When I was working on The Hundred-Year House, which involves, among other things, an artists’ colony in the 1920s, I very happily stuck both the painter Georgia O’Keeffe and the poet Marianne Moore there as artists in residence. Not because I thought their presence would bring me readers, but because they belonged in the plot. The two women were born on the same day of the same year -- a fact I only discovered months after putting them in my story -- and it seemed like fate. I spent two years researching their lives. I applied for a grant to travel to Taos and see the land O’Keeffe had discovered just weeks before her 1929 appearance in my story. (A grant I didn't get -- fortunately, in retrospect.) I worked out in meticulous detail how Moore -- who never left her mother’s side -- could have gotten away for a bit in the '20’s. I read their collected letters to master their speech patterns. I wrote the hell out of those women.

One major problem: I couldn’t make them do anything. There sat Georgia O’Keeffe, taking a brief detour on her way from Taos back to Alfred Stieglitz, and I couldn’t alter her destiny. At the end of the day, she had to get on the train back to Alfred. She couldn’t jump out a window, or run away with someone, or commit murder. Not that I needed her to -- but I needed her to be able to. Marianne Moore could not fall in love or become an alcoholic or die of whooping cough. And so she did nothing. These women -- in real life so vibrant, so brilliant -- were, in my novel, deer in headlights.

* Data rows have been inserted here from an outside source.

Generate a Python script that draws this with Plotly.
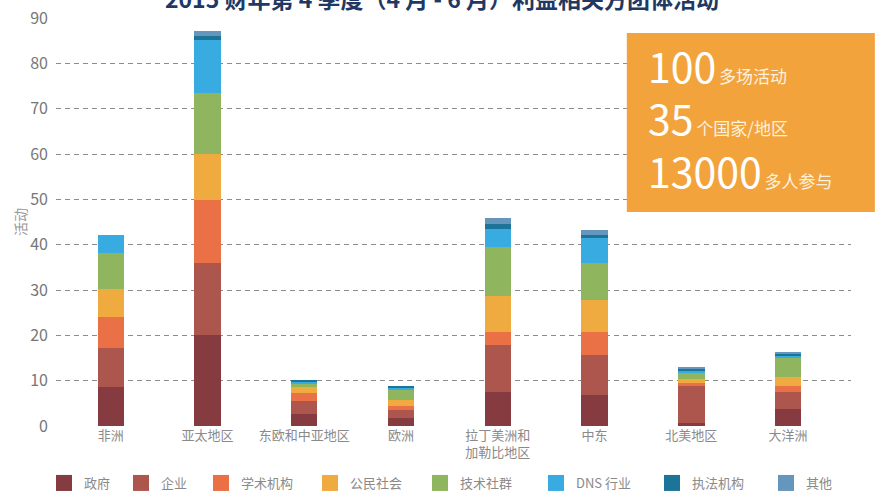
import plotly.graph_objects as go

categories = ["非洲", "亚太地区", "东欧和中亚地区", "欧洲", "拉丁美洲和<br>加勒比地区", "中东", "北美地区", "大洋洲"]
series_names = ["政府", "企业", "学术机构", "公民社会", "技术社群", "DNS 行业", "执法机构", "其他"]
colors = ["#853B40", "#AD564E", "#E97145", "#EFAA40", "#8FB55E", "#38ACE0", "#1E7398", "#6596BB"]

gov      = [8.6, 20.0, 2.6, 1.7, 7.4, 6.8, 0.6, 3.7]
business = [8.6, 15.9, 2.9, 1.9, 10.4, 8.8, 8.15, 3.75]
academia = [6.8, 13.9, 1.8, 0.75, 2.9, 5.1, 0.65, 1.3]
civil    = [6.2, 10.1, 1.3, 1.3, 7.9, 7.2, 0.9, 2.0]
tech     = [8.0, 13.5, 0.8, 2.2, 10.8, 8.0, 1.45, 4.25]
dns      = [3.9, 11.7, 0.3, 0.45, 4.0, 5.5, 0.45, 0.45]
law      = [0.0, 0.9, 0.45, 0.45, 1.1, 0.7, 0.3, 0.35]
other    = [0.0, 1.1, 0.0, 0.0, 1.3, 1.1, 0.45, 0.45]
series_values = [gov, business, academia, civil, tech, dns, law, other]

y_ticks = list(range(0, 100, 10))
stats = [("100", "多场活动"), ("35", "个国家/地区"), ("13000", "多人参与")]

FONT = "Noto Sans CJK SC"
W, H = 877, 493

# left edges (px) of legend swatches
legend_px = [56, 133, 213, 322, 432, 548, 664, 778]

fig = go.Figure()
for i, (name, vals, col) in enumerate(zip(series_names, series_values, colors)):
    lg = "legend" if i == 0 else f"legend{i + 1}"
    fig.add_trace(go.Bar(
        x=categories, y=vals, name=name, marker=dict(color=col, line=dict(width=0)),
        width=0.272, showlegend=False, legendgroup=name,
    ))
    fig.add_trace(go.Scatter(
        x=[None], y=[None], mode="markers", name=name, legendgroup=name, legend=lg,
        marker=dict(symbol="square", size=16, color=col), showlegend=True,
    ))

legend_layout = {}
for i, px in enumerate(legend_px):
    key = "legend" if i == 0 else f"legend{i + 1}"
    legend_layout[key] = dict(
        orientation="h", xref="container", yref="container",
        x=(px - 12) / W, xanchor="left", y=1 - 483 / H, yanchor="middle",
        font=dict(size=13, color="#8a8a8a", family=FONT), itemclick=False,
        bgcolor="rgba(0,0,0,0)",
    )

fig.update_layout(
    width=W, height=H,
    margin=dict(l=56, r=26, t=18, b=67),
    barmode="stack",
    plot_bgcolor="white", paper_bgcolor="white",
    font=dict(family=FONT, color="#888888"),
    title=dict(
        text="<b>2015 财年第 4 季度（4 月 - 6 月）利益相关方团体活动</b>",
        font=dict(family=FONT, size=23, color="#1F3864"),
        x=0.504, xanchor="center", yref="container", y=1.0, yanchor="middle",
    ),
    xaxis=dict(
        type="category", range=[-0.566, 7.65], showgrid=False, showline=False,
        zeroline=False, ticks="", tickfont=dict(size=13, color="#8a8a8a"), automargin=False,
    ),
    yaxis=dict(
        range=[0, 90], tickvals=y_ticks, showgrid=True, gridcolor="#8c8c8c",
        gridwidth=1.4, griddash="5px,4px", zeroline=False, showline=False,
        tickfont=dict(size=16, color="#777777"), ticklabelstandoff=7, automargin=False,
        title=dict(text="活动", font=dict(size=14, color="#999999"), standoff=0),
    ),
    showlegend=True,
    **legend_layout,
)

# orange info box
fig.add_shape(type="rect", xref="paper", yref="paper", x0=0.718, x1=1.03, y0=0.5245, y1=0.963,
              fillcolor="#F3A33C", line=dict(width=0), layer="above")
ys = [0.886, 0.757, 0.628]
for (num, label), yy in zip(stats, ys):
    fig.add_annotation(
        xref="paper", yref="paper", x=0.742, y=yy, xanchor="left", yanchor="middle",
        showarrow=False, align="left",
        text=f"<span style='font-size:41px'>{num}</span> <span style='font-size:17px;color:#FDF1DE'>{label}</span>",
        font=dict(family=FONT, color="white"),
    )

fig.write_html(
    "out.html",
    config={"displayModeBar": False},
    post_script="document.body.style.margin='0';document.body.style.overflow='hidden';",
)
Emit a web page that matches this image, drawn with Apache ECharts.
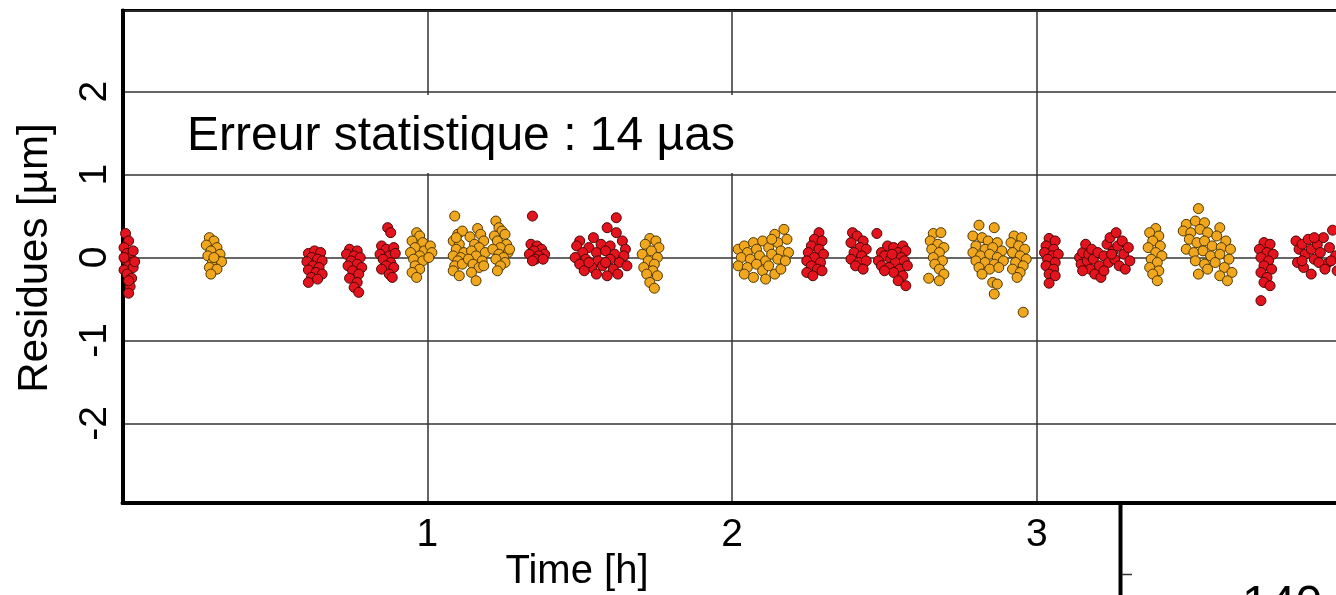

As it turns out, when I write fiction, I revel in the boundless possibilities of any character. The fact that a character can do or say anything is one of the things that lets me know them as my own. If I’m the one making the decisions, then I am she. If I have no real decisions to make, I've somehow lost my grip on the reins.

My paralysis, in this case, left these two characters peripheral. They wore the right clothes and said the right things and acted just as Marianne and Georgia would, but they didn't impact the plot. They weren't impacted by the plot. Which meant -- in my moment of reckoning -- that they were unnecessary.

I took a long day off from writing when I realized this, terrified to proceed, to kill the women I’d spent so long getting to know. In the end, I folded both of them -- as gently as egg whites -- into a third character, the artist Zilla Silverman. Zilla, being purely fictional, won’t draw readers of her own accord. She doesn't already have a fan base. No one will hand it to a friend saying, "You have to read this, because you have that Zilla Silverman print hanging in your den!" But she was a blank slate. She contained boundless possibility. And when fragments of Marianne Moore and Georgia O’Keeffe entered her characterization (like O’Keeffe, she wears either all black or all white; like Moore, she’s interested in cars) Zilla Silverman crackled to life for me.

Perhaps I’ll someday unlock the secret of channeling real souls, of taking charge of preexisting narratives. These are worthwhile endeavors. Shakespeare did it, for Christ’s sake! And who wouldn't love a good novel of Herbert Hoover? A novel of Gladys Knight and the Pips? If I could swallow the magic pill that would let me know other people’s hearts -- real people’s hearts -- I’d do it. For now, though, it’s enough to know myself. And to know that I’m in fiction not for the channeling, but the invention.